Peppino De Filippo chiude il 53° Festival teatrale di Borgio Verezzi

Data:

Il 19 agosto 2019 al Festival di Verezzi di Savona

Ultima prima nazionale del cartellone del 53° Festival teatrale di Borgio Verezzi è stata una commedia di Peppino De Filippo, “Non è vero ma ci credo”, sotto la regia di Leo Muscato, con la compagnia che fu del figlio Luigi (la scorsa estate, in piazzetta Sant’Agostino, la vedova Laura Tibaldi ricevette il ‘Premio Veretium alla memoria’).
Protagonista un eccellente Enzo Decaro nei panni del commendator Gervasio Savastano, ossessionato dalla superstizione, sempre attrezzato per uno scongiuro per parare i colpi avversi del destino. Attorno a lui, un clima esasperato: moglie e figlia che non ne possono più (rispettivamente l’agguerrita Lucianna De Falco e Fabiana Russo) e i suoi dipendenti, stanchi dell’andazzo delle cose.
Il commendatore arriverà a licenziare Malvurio (Massimo Pagano) perché lo sospetta di iettatura, e che lo minaccerà di una causa per diffamazione. Le cose in azienda gireranno al meglio con l’assunzione del giovane Alberto Sammaria (Giuseppe Brunetti), ancora giovane seppur preparato, ma con una dote incontestabile: una gobba. E il tanto citato “Regolamento” per questa caratteristica ha un occhio di riguardo…
La scenografia di Luigi Ferrigno ricorda il maestro del surrealismo René Magritte (“La realtà non è mai come la si vede: la verità è soprattutto immaginazione”), ed ecco nuvole bianche e ombrelli trasparenti che contornano l’azione in alto sul palco, ma che si tingeranno dei toni più cupi quando fuori imperverseranno i temporali (disegno luci di Pietro Sperduti). Perché, se a volte c’è bisogno di una presenza per scatenare un diluvio, a volte è sufficiente solo nominarla, questa persona, come ci dimostrerà Savastano, con le carte, pardon le nuvole, sotto gli occhi!
La Napoli degli anni ’30 del testo originale di Peppino De Filippo, e che poi ebbe un balzo di vent’anni quando l’interprete fu Luigi, oggi è giunta agli anni ’80. Rimane immutato il fatto che tutto sembri indicare che la sfortuna esista davvero, e che ci siano anche le possibilità per bloccarla, se le cose marciano così bene in ditta da quando è entrato il giovane Sammaria/Santa Maria.
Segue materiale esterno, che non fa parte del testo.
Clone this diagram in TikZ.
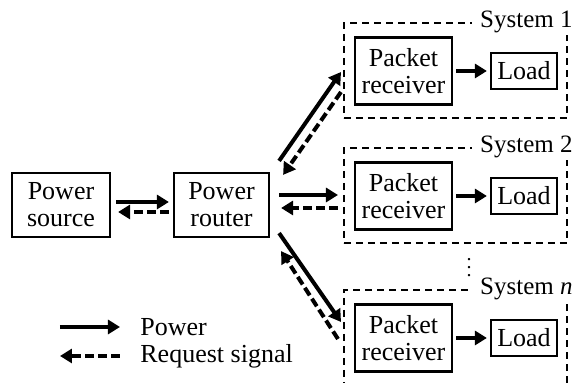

Si scoprirà poi che le cose non stavano proprio così (ma che comunque credere alla superstizione aiuta!).
Grandi rettangoli di plastica trasparente a mò di tenda sono sistemati a metà del palco, per delimitare un corridoio in cui la gente gesticola quando si approssima all’ufficio del direttore. Ma è sempre la stessa tenda che, come un enorme faro, amplifica le luci di sfondo alla scena del momento.
La recitazione di Decaro è delicata e pregnante al tempo stesso. Novanta minuti senza interruzioni, perché il testo è stato condensato in un solo atto. Con Decaro, ci sono piaciuti particolarmente Francesca Ciardiello (nel ruolo di Mazzarella, segretaria a suo modo efficiente) e Giorgio Pinto (quale avvocato Donati che dà i migliori consigli ma poi deve ricredersi). Sul palco anche Carlo Di Maio (Spirito), Ciro Ruoppo (Musciello) e Gina Perna (Zia Concetta, che non finge per piaggeria ma davvero cerca di seguire le regole del ‘Regolamento’). Costumi di Chicca Ruocco.
Tra i momenti più belli, sicuramente quello del matrimonio, in una visione stereotipata, con il commendatore seduto in poltrona che non partecipa alla festa perché solo ora si rende conto di come si è comportato e che, per le sue fisime, probabilmente ha rovinato la vita della figlia.
Tanti applausi, meritatissimi, per uno dei tanti appuntamenti che hanno registrato il “tutto esaurito” (nella foto, De Falco e Decaro).